257 meanders over rolling hills (do hills do anything else, really?) further south through Velpen, home to nothing else but 100 or so folks and a major trash-collection business. Velpen was one of those little towns that grew up and died along the rails. Some little towns, like Edwardsport over in Knox County, are “river towns” – where the telltale trees along the river tell you all you need to know without even seeing the water – while other towns like Velpen are “railroad towns,” where you can tell that the railroad, which still crosses 257, was once the major artery of the community, and its decline brought with it a certain poverty in the towns that once depended on it so much and were unable to adjust to the changing times. Both probably thrived at one time until other modes of transportation and delivery became cheaper and more popular. I imagine that 200 years from now, the highway will no longer be a major mode of travel, and towns that don’t adapt will wither on the vine along them like leaves on a dying houseplant, much like the river towns and railroad towns that preceded them.

Further south on 257, we crossed Indiana 64 and wound through the Pike County hills to Stendal. Like Velpen before it, there’s not much in Stendal aside from the creatively named “Stendal Store,” which looks to have been boarded up for years. Bruce Springsteen would call Stendal a “dead-end town”; technically, even though the pavement continues at the southern edge of Stendal, the official “highway” portion ends, and the road becomes a county road (I believe it is what the locals call “old 64”). It was a relief, really, to see a road continue from the end of 257; I was a map geek when I was a kid, and seeing Stendal at the end of the road there, I feared that the road just dropped off into nothingness at its terminus. Still, driving through it, you get a sort of an eerie feeling that if the world ever ends, it will either start here or end here.

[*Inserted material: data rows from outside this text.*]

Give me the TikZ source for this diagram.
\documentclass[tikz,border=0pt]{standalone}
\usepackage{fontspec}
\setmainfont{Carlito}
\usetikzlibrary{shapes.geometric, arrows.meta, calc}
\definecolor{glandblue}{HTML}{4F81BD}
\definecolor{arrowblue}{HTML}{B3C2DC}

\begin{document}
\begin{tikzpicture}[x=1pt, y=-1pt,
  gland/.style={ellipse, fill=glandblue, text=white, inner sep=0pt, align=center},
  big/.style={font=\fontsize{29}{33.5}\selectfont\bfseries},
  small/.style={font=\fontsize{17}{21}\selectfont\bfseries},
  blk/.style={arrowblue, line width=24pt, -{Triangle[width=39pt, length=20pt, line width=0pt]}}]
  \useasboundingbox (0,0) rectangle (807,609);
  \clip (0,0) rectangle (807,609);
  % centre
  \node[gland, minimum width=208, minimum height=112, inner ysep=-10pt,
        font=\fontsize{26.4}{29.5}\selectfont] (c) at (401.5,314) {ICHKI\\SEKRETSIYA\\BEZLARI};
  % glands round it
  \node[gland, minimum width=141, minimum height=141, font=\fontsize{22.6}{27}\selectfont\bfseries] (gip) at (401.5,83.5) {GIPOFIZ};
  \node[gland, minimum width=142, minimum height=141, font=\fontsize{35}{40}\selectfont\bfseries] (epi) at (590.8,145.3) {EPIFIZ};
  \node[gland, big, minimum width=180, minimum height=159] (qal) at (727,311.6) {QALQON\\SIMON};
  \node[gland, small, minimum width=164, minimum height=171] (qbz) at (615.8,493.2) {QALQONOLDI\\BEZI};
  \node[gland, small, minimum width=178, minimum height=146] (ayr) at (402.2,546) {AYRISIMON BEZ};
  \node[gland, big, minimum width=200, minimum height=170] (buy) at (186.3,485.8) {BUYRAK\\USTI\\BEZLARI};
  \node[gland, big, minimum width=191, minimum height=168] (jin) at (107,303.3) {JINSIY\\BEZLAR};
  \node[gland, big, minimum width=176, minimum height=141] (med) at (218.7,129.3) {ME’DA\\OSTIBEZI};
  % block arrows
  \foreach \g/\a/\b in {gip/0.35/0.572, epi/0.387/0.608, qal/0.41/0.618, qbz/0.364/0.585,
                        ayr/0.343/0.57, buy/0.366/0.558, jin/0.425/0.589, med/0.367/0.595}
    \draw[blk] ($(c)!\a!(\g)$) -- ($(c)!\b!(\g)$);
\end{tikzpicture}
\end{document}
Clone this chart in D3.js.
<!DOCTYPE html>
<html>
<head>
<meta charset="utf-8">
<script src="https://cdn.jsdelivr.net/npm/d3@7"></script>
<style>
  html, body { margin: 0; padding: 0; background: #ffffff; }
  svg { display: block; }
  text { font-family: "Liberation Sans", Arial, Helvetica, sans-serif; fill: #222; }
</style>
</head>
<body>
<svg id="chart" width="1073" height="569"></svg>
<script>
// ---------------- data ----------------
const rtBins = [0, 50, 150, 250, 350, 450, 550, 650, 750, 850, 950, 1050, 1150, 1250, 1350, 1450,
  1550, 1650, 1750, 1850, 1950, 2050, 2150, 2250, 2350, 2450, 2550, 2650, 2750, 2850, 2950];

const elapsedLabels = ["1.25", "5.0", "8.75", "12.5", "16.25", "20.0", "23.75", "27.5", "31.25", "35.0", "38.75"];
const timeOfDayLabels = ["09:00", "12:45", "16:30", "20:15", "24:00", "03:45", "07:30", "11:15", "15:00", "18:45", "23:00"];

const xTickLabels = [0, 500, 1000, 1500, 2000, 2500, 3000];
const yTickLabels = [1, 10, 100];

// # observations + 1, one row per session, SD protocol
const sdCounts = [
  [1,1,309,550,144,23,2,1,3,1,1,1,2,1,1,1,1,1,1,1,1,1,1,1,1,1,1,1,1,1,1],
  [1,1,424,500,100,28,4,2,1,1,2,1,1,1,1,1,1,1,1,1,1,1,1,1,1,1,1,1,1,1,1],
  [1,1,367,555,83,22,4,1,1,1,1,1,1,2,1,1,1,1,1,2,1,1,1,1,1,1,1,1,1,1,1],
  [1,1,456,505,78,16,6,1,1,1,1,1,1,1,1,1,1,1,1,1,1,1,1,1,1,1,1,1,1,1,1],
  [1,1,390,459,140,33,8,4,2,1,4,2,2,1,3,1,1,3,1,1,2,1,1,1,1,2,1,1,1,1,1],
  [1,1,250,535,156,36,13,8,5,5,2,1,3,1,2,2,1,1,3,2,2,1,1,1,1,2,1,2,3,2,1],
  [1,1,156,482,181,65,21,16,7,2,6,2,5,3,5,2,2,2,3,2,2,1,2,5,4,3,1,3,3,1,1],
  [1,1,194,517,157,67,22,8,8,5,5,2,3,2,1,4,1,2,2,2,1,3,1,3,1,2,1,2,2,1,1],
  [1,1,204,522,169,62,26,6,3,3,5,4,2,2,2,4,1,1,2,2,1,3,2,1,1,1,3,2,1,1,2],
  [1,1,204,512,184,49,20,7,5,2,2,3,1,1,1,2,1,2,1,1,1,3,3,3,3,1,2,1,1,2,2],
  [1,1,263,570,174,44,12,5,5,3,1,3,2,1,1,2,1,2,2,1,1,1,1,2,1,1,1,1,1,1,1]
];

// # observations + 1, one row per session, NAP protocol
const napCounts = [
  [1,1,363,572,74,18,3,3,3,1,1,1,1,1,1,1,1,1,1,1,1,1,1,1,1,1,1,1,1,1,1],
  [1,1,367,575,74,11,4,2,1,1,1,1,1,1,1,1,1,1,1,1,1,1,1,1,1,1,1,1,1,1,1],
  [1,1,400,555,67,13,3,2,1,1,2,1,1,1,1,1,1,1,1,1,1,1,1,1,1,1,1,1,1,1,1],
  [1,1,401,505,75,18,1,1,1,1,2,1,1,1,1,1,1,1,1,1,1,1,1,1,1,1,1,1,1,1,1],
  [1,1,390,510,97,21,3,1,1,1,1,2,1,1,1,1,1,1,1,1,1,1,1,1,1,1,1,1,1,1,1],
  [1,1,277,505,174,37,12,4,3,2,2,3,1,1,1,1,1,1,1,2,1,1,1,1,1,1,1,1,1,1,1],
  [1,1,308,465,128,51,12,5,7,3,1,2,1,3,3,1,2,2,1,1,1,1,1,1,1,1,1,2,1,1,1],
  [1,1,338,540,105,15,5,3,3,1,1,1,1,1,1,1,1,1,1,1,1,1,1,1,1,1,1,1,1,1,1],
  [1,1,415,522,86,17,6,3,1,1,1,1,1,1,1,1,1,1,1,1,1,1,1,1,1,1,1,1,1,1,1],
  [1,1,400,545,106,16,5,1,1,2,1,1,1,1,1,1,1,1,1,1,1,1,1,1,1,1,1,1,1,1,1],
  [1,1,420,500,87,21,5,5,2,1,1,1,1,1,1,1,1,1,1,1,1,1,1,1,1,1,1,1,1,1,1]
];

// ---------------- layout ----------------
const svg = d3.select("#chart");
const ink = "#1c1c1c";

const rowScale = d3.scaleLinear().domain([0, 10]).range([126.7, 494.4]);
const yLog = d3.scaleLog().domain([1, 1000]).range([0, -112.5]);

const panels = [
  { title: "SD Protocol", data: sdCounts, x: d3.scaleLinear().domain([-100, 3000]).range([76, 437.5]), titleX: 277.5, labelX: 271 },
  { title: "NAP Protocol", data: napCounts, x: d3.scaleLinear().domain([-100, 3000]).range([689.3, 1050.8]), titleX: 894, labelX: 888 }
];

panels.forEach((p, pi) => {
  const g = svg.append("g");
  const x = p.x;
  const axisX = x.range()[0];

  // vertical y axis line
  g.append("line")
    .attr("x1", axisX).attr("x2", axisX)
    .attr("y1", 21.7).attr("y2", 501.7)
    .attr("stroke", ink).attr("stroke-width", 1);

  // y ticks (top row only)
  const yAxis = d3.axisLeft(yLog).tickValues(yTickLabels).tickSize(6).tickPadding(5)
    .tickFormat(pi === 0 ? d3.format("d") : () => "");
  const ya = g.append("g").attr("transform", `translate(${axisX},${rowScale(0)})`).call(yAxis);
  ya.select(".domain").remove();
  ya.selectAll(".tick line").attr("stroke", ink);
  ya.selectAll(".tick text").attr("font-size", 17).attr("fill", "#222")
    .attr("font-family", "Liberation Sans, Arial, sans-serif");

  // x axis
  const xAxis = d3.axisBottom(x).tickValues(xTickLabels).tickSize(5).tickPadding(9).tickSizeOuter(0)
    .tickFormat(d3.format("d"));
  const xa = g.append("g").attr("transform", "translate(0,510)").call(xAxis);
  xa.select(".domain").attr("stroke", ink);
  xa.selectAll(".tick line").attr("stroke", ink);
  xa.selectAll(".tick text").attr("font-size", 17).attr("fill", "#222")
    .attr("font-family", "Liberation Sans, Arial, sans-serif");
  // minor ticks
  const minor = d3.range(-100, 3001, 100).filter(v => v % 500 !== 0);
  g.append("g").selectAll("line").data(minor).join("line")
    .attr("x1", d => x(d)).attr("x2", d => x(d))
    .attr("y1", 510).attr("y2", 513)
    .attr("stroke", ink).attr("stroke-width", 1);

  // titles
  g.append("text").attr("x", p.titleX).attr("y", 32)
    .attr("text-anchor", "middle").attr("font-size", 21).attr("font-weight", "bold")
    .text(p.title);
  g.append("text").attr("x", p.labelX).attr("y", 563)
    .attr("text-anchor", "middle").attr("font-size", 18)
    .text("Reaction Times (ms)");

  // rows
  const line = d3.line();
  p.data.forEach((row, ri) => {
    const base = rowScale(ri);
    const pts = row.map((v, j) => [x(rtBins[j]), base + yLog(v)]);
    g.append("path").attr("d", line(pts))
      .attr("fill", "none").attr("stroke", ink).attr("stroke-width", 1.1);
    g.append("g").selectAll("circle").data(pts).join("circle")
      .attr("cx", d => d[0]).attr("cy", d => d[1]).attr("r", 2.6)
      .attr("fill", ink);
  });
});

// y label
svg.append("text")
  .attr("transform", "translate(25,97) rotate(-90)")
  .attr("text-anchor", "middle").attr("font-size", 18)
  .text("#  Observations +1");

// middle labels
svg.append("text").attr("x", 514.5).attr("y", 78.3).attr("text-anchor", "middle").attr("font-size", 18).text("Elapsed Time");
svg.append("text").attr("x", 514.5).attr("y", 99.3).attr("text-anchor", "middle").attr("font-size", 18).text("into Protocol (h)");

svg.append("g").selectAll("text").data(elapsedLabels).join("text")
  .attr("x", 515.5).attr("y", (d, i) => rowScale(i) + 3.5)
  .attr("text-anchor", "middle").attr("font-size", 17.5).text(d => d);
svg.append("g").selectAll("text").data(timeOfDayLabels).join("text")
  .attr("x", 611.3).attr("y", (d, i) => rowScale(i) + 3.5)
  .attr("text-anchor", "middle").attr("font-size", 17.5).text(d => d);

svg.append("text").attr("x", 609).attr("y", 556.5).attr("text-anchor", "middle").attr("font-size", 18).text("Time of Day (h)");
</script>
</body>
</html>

We turned around and started back north; I don’t really like to do that on these trips, preferring to make a loop around instead of doubling back, but I didn’t have the time to explore further at the end of 257; it was nearing suppertime, and Son starts to get restless about 90 minutes into these trips. He can only jibberish his ABCs - and he gets especially excited when he gets to the last line; if he were able to actually speak the words, it would sound like, “Next. Time. Won’t. You. Sing. With. MEEEEEE!” – but it gets old for him after about 15 or 20 recitals. (Not for me, though. It’s the sweetest music in the world.)